Despite some analysts expressing concerns about the company’s recent stock performance, following uncertainties regarding the deal with Kilmer, the announcement has prompted a positive reaction. Rogers shares rose by 2 per cent on the Toronto Stock Exchange following the news, indicating market confidence in the strategic direction of the company.

Analyst Perspectives on Future Growth

Bank of Nova Scotia analyst Maher Yaghi remarked that the transaction implies a total equity valuation for MLSE of approximately $17.4 billion, a notable increase from the $12.5 billion valuation associated with Rogers’s previous acquisition of BCE Inc.’s stake. Rogers executives have consistently projected that the combined value of their sports holdings could exceed $25 billion, indicating a robust outlook for the conglomerate.

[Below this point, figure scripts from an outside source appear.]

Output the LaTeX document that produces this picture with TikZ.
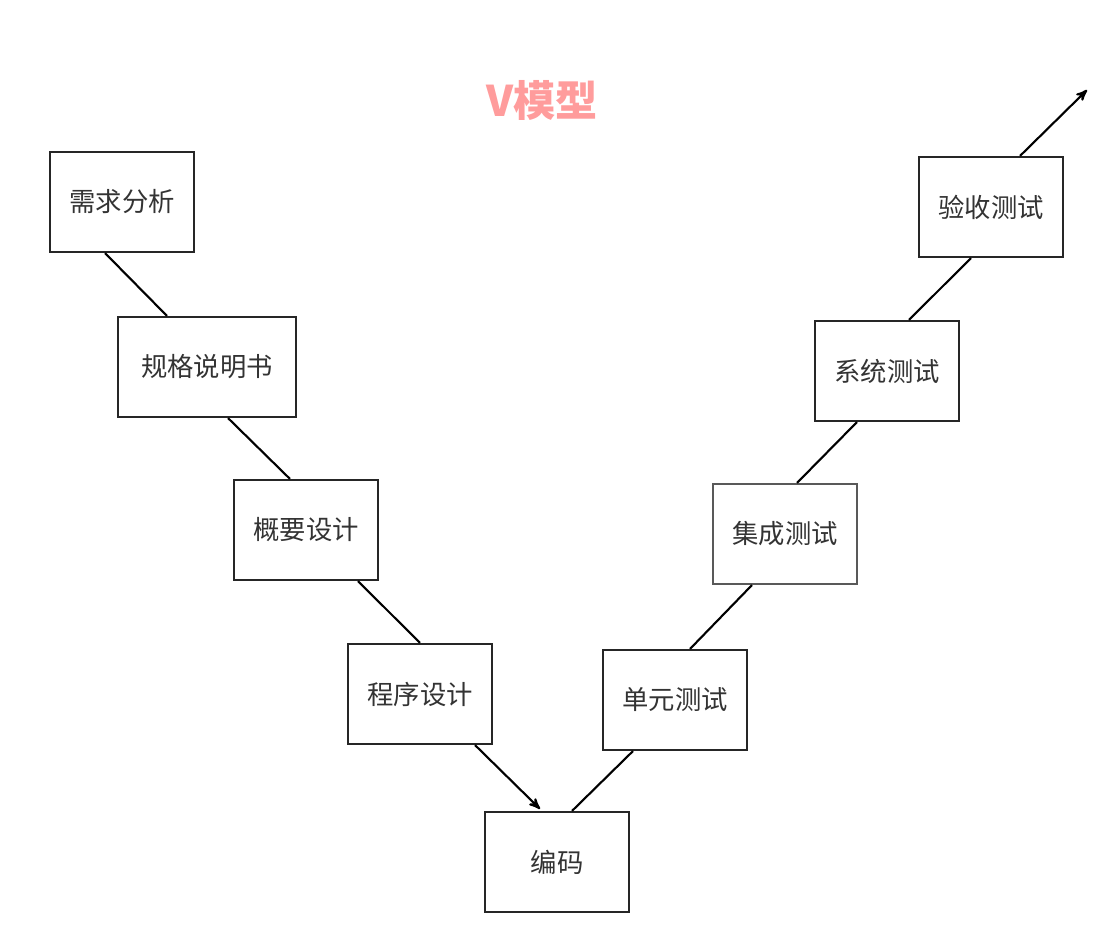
\documentclass[tikz,border=0pt]{standalone}
\usepackage{fontspec}
\setmainfont{Noto Sans CJK SC}
\usetikzlibrary{arrows}
\definecolor{titlepink}{HTML}{FF9C9C}
\definecolor{txtgray}{HTML}{333333}
\tikzset{
  phase/.style={draw=black!85,line width=1.2pt,minimum width=2.88cm,minimum height=2cm,
    inner sep=2pt,font=\fontsize{15}{18}\selectfont,text=txtgray},
  link/.style={line width=1.2pt,black}
}
\begin{document}
\begin{tikzpicture}[x=0.02cm,y=-0.02cm,>=stealth']
  \useasboundingbox (0,0) rectangle (1110,935);
  \node[font=\bfseries\fontsize{24}{28}\selectfont,text=titlepink] (title) at (542,100) {V模型};

  \node[phase] (req) at (122,202) {需求分析};
  \node[phase,minimum width=3.56cm] (spec) at (207,367) {规格说明书};
  \node[phase] (hld) at (306,530) {概要设计};
  \node[phase] (lld) at (420,694) {程序设计};
  \node[phase] (code) at (557,862) {编码};
  \node[phase] (unit) at (675,700) {单元测试};
  \node[phase,draw=black!65] (integ) at (785,534) {集成测试};
  \node[phase] (sys) at (887,371) {系统测试};
  \node[phase] (acc) at (991,207) {验收测试};
  \coordinate (out) at (1087,90);

  \draw[link] ([xshift=-0.34cm]req.south) -- ([xshift=-0.8cm]spec.north);
  \draw[link] ([xshift=0.42cm]spec.south) -- ([xshift=-0.32cm]hld.north);
  \draw[link] ([xshift=1.04cm]hld.south) -- (lld.north);
  \draw[link,->] ([xshift=1.1cm]lld.south) -- ([xshift=-0.34cm,yshift=0.04cm]code.north);
  \draw[link] ([xshift=0.3cm]code.north) -- ([xshift=-0.84cm]unit.south);
  \draw[link] ([xshift=0.3cm]unit.north) -- ([xshift=-0.66cm]integ.south);
  \draw[link] ([xshift=0.24cm]integ.north) -- ([xshift=-0.6cm]sys.south);
  \draw[link] ([xshift=0.44cm]sys.north) -- ([xshift=-0.4cm]acc.south);
  \draw[link,->] ([xshift=0.58cm]acc.north) -- (out);
\end{tikzpicture}
\end{document}
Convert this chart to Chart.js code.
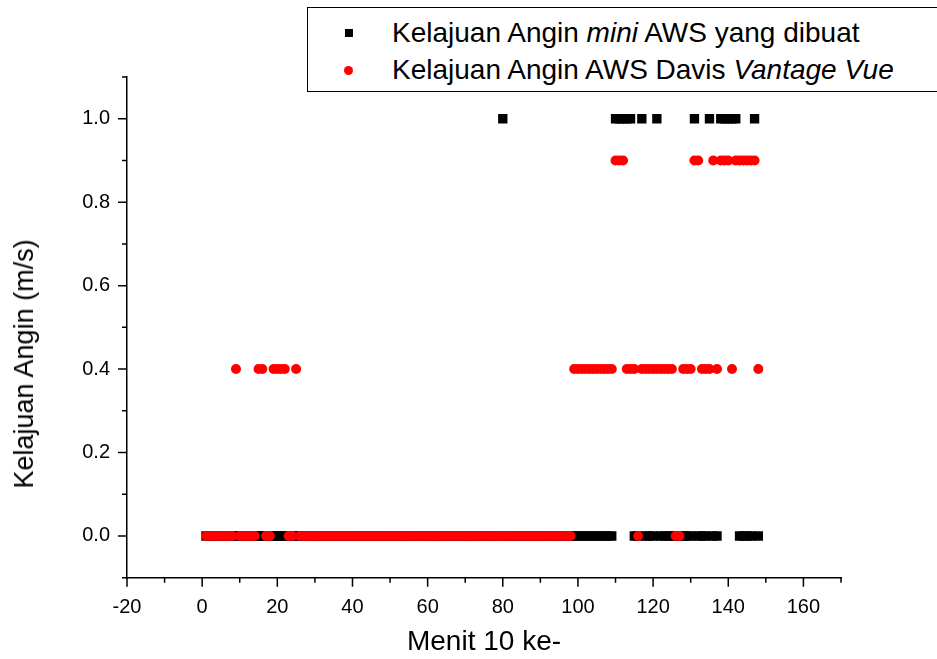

TD Cowan analyst Vince Valentini noted the potential for a “relief rally” in Rogers’s stock price following the completion of this deal, while RBC Dominion Securities analyst Drew McReynolds suggested that selling a minority stake of 20 to 30 per cent in its sports assets could significantly enhance the company’s financial position, allowing it to reduce leverage and stabilise its balance sheet.

A Fond Farewell

In an open letter to fans, Larry Tanenbaum, owner of Kilmer Sports, expressed gratitude for the support he has received throughout his 30-year journey in sports investment, which began with a modest stake in the Toronto Maple Leafs. Tanenbaum reflected on his pride in leaving behind a legacy characterised by excellence and a winning culture among MLSE’s employees. He indicated his intention to continue supporting the teams as a devoted fan.

Why it Matters

This acquisition not only solidifies Rogers’s dominance in the Canadian sports landscape but also highlights the increasing financial power and significance of sports franchises in the global market. As Rogers prepares for a minority sale of its sports assets, this strategic move could reshape the future of sports ownership in Canada, potentially attracting new investors and enhancing the value of its extensive portfolio. The implications of this deal will reverberate throughout the sports industry, making it a critical development for fans, investors, and stakeholders alike.